Bakan Kacır, bölgesel kalkınma hedeflerinin ancak refahın ülke geneline adil ve dengeli biçimde yayılmasını esas alan kapsayıcı bir kalkınma vizyonuyla mümkün olacağını dile getirdi. Her şehrin ve bölgenin kendine özgü potansiyelini esas alan bir bölgesel gelişim modeli benimsediklerini belirterek, “Yakın zamanda kamuoyuyla paylaşacağımız Yerel Kalkınma Hamlesi Teşvik Programı’mız ile şehirlerimizi yeni ve nitelikli yatırımlarla buluşturmayı, bölgeler arası dengenin yanı sıra kalkınmanın kapsayıcılığını da güçlendirmeyi amaçlıyoruz” dedi.
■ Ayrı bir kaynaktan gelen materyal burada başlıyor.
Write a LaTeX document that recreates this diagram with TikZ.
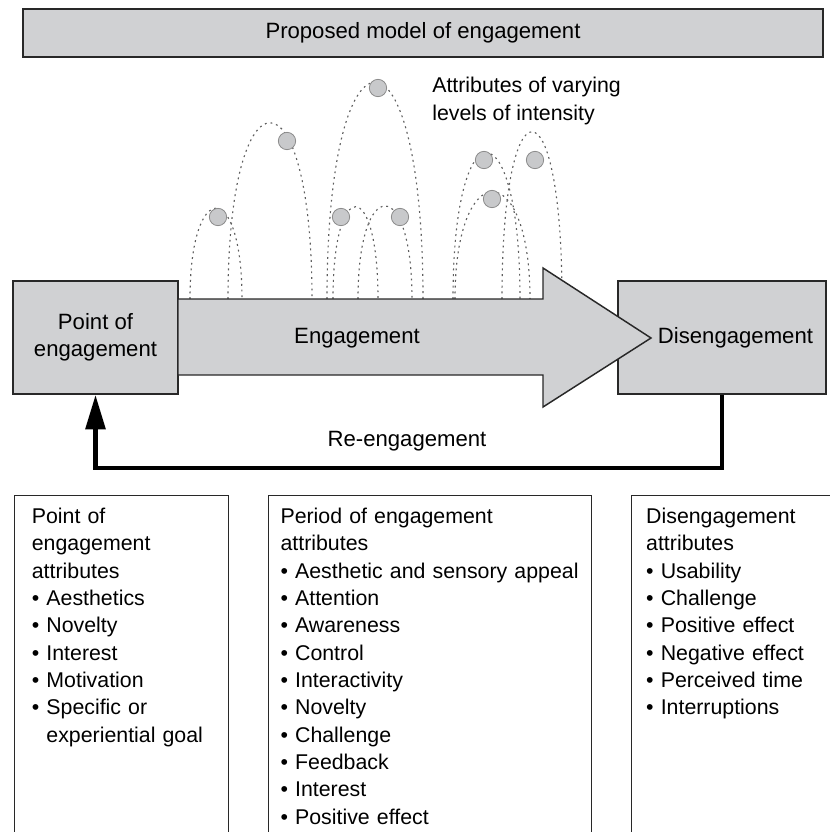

Bakan Kacır, “Türkiye’de Akıllı Uzmanlaşma Stratejilerinin Geliştirilmesi ve Uygulanması İçin Kapasite Artırımı Projesi” ile merkezi ve yerel kurumların kurumsal kapasitesini güçlendirdiklerini ve pilot bölgelerde akıllı uzmanlaşma stratejileri oluşturduklarını da sözlerine ekledi. Bakan Kacır, her bölgesi kendi alanında markalaşmış bir Türkiye’yi inşa etme vizyonuyla bölgesel gelişme stratejisini kararlılıkla sürdüreceklerini belirtti.